Supplied information start

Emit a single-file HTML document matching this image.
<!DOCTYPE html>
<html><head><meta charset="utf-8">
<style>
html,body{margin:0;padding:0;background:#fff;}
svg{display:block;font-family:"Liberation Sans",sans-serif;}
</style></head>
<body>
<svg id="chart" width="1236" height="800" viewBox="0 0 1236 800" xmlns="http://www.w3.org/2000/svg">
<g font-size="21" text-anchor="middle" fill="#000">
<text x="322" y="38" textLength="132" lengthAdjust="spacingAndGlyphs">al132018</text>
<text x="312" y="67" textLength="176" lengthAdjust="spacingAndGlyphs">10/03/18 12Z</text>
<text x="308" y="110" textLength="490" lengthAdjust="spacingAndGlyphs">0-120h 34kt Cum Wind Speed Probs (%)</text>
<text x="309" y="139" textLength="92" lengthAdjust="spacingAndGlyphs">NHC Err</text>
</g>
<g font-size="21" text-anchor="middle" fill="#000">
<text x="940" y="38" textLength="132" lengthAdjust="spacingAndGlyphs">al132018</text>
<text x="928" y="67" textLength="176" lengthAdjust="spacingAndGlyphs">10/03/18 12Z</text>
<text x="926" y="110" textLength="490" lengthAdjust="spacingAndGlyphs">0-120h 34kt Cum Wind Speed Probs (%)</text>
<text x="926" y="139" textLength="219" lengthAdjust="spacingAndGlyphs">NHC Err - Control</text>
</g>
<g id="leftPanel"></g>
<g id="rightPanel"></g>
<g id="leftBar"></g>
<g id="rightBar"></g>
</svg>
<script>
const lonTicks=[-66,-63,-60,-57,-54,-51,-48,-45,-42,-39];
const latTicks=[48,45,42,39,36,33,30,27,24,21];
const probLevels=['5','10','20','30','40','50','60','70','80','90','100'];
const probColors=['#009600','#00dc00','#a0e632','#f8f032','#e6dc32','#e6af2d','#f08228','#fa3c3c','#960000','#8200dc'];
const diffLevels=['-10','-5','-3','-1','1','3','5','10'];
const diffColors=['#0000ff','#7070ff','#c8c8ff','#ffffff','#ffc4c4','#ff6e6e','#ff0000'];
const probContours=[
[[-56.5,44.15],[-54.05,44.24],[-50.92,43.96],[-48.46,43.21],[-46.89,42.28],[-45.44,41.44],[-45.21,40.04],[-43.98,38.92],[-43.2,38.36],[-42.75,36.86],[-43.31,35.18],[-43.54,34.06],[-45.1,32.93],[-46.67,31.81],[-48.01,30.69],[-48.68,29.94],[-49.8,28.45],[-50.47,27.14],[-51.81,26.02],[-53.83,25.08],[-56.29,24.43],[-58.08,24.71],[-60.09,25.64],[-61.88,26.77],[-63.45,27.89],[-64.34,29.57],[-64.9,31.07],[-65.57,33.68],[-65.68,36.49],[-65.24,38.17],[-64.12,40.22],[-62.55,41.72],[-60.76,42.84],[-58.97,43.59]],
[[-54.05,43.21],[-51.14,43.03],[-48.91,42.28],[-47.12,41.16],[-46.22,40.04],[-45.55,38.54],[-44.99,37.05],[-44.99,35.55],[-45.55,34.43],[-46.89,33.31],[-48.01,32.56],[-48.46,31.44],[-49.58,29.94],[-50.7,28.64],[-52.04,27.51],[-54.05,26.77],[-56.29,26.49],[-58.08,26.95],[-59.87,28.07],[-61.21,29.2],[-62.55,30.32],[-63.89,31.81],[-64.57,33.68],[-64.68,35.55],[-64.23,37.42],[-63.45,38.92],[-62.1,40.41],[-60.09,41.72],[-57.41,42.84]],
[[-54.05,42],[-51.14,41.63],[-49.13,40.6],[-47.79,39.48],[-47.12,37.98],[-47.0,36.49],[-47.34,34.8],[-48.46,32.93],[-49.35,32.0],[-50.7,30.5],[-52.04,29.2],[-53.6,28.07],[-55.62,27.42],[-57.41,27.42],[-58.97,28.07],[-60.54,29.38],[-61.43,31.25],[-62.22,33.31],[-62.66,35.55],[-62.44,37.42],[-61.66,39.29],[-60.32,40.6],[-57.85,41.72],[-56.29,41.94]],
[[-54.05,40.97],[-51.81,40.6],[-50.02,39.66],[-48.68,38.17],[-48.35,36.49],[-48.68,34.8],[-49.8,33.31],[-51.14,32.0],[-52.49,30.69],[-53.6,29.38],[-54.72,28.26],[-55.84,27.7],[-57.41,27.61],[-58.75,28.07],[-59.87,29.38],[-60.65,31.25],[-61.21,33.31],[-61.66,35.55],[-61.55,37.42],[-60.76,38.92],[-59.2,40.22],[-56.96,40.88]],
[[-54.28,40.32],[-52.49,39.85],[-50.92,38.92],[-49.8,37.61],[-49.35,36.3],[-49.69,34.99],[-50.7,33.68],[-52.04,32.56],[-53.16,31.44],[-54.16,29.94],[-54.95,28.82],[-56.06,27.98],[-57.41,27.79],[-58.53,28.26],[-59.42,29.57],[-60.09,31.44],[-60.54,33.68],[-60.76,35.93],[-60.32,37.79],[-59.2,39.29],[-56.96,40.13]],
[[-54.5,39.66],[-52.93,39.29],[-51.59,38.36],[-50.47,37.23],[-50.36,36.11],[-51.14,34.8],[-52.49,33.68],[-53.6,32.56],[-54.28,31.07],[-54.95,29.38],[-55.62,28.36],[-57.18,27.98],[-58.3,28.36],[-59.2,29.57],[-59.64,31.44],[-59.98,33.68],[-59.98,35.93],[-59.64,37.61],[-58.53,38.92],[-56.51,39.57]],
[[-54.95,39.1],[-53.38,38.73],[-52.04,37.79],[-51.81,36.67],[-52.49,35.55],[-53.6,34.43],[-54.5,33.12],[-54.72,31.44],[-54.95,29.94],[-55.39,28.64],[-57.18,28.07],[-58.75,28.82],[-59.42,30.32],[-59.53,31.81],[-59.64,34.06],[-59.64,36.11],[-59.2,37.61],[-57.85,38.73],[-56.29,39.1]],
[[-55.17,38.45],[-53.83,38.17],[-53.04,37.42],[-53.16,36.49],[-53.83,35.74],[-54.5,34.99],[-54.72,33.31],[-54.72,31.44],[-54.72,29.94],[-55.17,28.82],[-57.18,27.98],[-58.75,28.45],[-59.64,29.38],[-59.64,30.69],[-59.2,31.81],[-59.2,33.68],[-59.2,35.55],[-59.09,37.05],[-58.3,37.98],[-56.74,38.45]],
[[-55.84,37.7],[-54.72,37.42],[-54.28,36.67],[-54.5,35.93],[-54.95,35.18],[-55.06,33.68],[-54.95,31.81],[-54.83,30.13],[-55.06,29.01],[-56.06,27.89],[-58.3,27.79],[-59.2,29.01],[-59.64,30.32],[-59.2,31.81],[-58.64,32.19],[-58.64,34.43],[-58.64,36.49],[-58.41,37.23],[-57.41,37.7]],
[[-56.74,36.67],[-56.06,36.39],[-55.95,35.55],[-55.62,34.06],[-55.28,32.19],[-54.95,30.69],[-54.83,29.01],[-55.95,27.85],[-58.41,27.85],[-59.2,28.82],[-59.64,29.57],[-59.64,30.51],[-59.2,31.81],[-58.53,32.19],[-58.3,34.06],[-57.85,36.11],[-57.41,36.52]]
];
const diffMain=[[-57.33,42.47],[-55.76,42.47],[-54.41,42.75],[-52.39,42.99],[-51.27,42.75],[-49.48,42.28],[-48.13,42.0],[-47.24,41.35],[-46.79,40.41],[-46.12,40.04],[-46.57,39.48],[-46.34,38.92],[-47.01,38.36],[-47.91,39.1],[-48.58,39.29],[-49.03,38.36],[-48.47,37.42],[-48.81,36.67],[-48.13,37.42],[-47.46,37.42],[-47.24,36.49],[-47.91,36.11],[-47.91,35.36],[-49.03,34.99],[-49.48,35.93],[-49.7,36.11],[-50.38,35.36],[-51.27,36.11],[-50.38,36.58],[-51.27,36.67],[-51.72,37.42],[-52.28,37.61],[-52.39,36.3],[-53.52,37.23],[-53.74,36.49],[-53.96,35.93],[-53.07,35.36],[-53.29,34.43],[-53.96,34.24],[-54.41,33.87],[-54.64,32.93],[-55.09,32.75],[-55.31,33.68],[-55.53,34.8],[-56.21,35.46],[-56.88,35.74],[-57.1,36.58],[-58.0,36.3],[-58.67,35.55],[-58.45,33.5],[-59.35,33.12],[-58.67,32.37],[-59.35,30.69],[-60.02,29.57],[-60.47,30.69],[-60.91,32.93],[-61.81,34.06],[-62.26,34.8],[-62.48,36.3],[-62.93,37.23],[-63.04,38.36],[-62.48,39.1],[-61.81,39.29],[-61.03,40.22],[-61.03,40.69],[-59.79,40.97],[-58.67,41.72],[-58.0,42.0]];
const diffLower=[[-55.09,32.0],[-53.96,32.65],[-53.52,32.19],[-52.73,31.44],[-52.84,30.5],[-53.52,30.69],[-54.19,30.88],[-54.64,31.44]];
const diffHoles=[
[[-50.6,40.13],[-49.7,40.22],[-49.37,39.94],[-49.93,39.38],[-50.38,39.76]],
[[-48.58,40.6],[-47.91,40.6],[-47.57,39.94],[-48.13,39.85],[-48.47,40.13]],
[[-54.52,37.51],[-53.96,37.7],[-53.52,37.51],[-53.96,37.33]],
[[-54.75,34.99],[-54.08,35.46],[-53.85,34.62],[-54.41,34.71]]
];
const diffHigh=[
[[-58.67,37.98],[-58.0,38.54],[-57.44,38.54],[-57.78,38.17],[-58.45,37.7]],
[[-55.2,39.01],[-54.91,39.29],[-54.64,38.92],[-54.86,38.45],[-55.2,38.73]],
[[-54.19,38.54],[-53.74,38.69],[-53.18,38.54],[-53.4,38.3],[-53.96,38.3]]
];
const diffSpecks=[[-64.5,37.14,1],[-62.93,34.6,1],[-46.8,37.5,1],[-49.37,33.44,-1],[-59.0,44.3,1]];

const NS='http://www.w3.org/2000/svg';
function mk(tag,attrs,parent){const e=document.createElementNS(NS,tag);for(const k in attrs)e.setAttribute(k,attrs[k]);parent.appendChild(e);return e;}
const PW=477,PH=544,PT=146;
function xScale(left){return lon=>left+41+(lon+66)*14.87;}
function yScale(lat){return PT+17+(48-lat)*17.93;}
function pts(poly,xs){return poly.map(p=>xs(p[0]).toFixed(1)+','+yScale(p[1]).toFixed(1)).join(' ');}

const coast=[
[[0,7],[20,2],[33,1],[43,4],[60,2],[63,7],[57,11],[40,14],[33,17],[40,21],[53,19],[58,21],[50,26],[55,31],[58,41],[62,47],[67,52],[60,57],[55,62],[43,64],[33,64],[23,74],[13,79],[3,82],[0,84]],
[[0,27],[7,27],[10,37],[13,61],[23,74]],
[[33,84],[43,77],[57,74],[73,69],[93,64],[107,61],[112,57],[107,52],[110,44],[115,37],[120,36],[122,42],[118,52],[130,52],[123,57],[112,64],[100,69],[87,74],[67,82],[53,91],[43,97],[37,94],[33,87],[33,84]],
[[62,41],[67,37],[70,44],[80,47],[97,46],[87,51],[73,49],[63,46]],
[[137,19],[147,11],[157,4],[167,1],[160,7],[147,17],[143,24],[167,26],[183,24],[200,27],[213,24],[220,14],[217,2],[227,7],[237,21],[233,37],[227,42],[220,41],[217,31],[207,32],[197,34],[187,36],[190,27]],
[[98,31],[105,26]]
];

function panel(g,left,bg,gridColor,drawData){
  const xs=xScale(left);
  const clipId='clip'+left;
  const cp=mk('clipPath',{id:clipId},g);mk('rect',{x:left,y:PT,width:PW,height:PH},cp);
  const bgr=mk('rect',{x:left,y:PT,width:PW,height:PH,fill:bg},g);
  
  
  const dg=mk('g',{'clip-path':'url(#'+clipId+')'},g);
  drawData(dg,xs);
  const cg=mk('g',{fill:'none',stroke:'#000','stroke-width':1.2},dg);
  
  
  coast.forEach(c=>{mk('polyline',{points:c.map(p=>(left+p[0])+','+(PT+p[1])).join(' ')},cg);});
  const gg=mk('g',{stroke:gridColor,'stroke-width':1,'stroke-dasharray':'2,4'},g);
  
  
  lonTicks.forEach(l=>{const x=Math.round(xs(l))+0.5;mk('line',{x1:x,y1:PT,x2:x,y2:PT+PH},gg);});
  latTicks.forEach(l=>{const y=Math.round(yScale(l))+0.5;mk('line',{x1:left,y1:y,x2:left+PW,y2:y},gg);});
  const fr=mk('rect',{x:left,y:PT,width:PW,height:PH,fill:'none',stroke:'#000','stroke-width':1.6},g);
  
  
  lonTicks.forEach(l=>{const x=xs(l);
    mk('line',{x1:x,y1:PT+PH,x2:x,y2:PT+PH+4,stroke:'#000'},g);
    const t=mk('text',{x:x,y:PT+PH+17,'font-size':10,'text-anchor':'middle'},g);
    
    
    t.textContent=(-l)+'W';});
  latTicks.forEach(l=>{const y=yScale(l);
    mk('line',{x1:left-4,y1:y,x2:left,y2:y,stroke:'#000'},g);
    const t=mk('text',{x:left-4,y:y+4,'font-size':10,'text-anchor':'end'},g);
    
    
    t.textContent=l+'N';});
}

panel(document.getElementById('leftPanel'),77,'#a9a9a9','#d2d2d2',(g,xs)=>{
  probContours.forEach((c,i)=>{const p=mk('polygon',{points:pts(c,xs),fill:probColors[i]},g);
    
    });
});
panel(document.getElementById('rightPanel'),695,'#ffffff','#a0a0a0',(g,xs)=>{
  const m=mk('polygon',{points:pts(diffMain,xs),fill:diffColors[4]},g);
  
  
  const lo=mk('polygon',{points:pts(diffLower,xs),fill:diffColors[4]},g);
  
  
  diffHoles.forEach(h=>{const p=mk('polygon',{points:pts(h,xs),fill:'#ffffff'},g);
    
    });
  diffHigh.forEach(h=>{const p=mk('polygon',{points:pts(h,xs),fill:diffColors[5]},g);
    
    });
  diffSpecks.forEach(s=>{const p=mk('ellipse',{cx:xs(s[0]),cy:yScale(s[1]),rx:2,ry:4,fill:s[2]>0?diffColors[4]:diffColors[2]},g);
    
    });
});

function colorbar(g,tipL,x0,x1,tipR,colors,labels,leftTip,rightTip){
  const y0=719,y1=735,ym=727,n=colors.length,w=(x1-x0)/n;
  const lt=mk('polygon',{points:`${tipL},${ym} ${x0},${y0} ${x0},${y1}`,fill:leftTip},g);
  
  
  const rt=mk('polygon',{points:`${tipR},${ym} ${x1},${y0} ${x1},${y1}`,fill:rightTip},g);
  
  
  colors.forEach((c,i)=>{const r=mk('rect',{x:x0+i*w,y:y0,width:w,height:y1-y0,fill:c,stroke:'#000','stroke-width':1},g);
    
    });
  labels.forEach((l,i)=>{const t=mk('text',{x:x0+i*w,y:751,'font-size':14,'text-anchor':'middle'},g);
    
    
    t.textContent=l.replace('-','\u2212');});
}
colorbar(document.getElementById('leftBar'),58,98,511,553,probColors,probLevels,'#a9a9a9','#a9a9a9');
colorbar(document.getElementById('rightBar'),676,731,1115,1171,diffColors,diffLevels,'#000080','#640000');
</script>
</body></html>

Supplied information end

* **What is asked**
Each line that contains the string "document" counts once; say how many there are and nothing else.

* **Completed exercise**
6